Because no country will even think of importing produce from SA without first seeing a SIZA social Audit Completion Letter which includes requirements on certain accommodation aspects, you might say this could be the ulterior motive for supplying good housing. SIZA stands for Sustainable Agriculture in South Africa. Yet SIZA is not a watchdog or into policing, as the programme is improvement‐led rather than solely audit‐led and, in the process creates four categories of risk: Platinum, Gold, Silver, and Bronze, where the Platinum category has the most stringent qualifying criteria. It has been created as a motivator, not a disclaimer. It offers a guide to help producers to prosper and reap rewards.

SIZA is the (honey) guide offering the guidelines and a SIZA member will be rated according to the risk categories, based on the number and rating of each finding during each of their audits. Basic yet decent and safe living criteria are set to ensure a working and progressive home life for farm workers. This includes aspects like fire safety, no leaking roofs, effective sewage, and everything else that offers a good space to live in, is structurally safe and hygienic. A good space to recuperate and to be refreshed for tomorrow’s work. And the next day. A happy home is a hard worker. As producers must drive continuous improvement and implement the required practices within their business, they should aim to get fewer findings and a higher rating during their next audit. The higher the rating, the better the business prospects. And respect.

In addition, when harvesting season comes, farmers need many extra seasonal workers. They also need to be accommodated, and that accommodation is not exempted from the SIZA audit requirements if the farmer is a SIZA member. Although there are many options available, from wooden cabins to tents to container homes – all must meet the basic SIZA accommodation requirements before the producer can complete an audit in full and ultimately export. Currently, the South African pome- and stone-fruit industry employs more than 68 000 workers (permanent and seasonal) with over 273 000 dependants.

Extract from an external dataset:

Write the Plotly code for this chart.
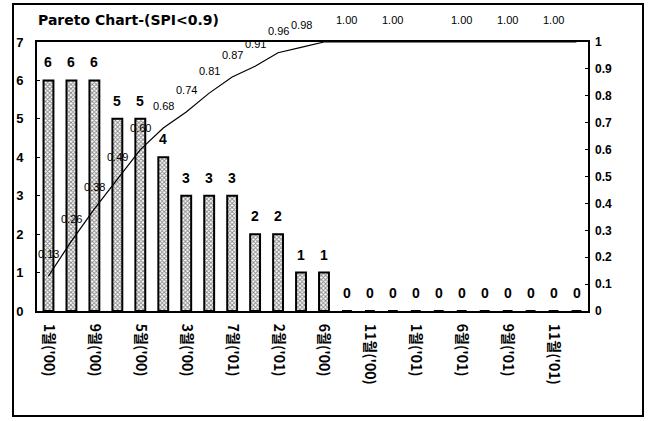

People looking after people
So can it all be in the name of export? No, that is not the real reason these farmers do it. As stated, (in the name of SIZA), the key is sustainable agriculture. Because when you offer a sustainable future to the people you need to help you to produce, you end up with more content people. And content people work better, assuring a better bottom line, better and bigger exports. This cascades into more available funds to keep on upgrading the living environment. It’s a progressive circle indeed, not a viscous one.

Above all, it’s a humanitarian thing, coming from the heart. You see, the thing is, by law, farmers do not have to supply housing to their workers. But they mostly do, and often they do not even charge rent. It also contributes to better rural safety as well as protection for workers and their families. Decent farm housing is a much better option than life in the townships.

The farmers do it because it’s a universal truth, people like to do good. And SIZA provides a guide offering to take you to the honeypot. And beyond. Be wise, there is ample reward in opting for the guide. Sometimes you need some extra wings.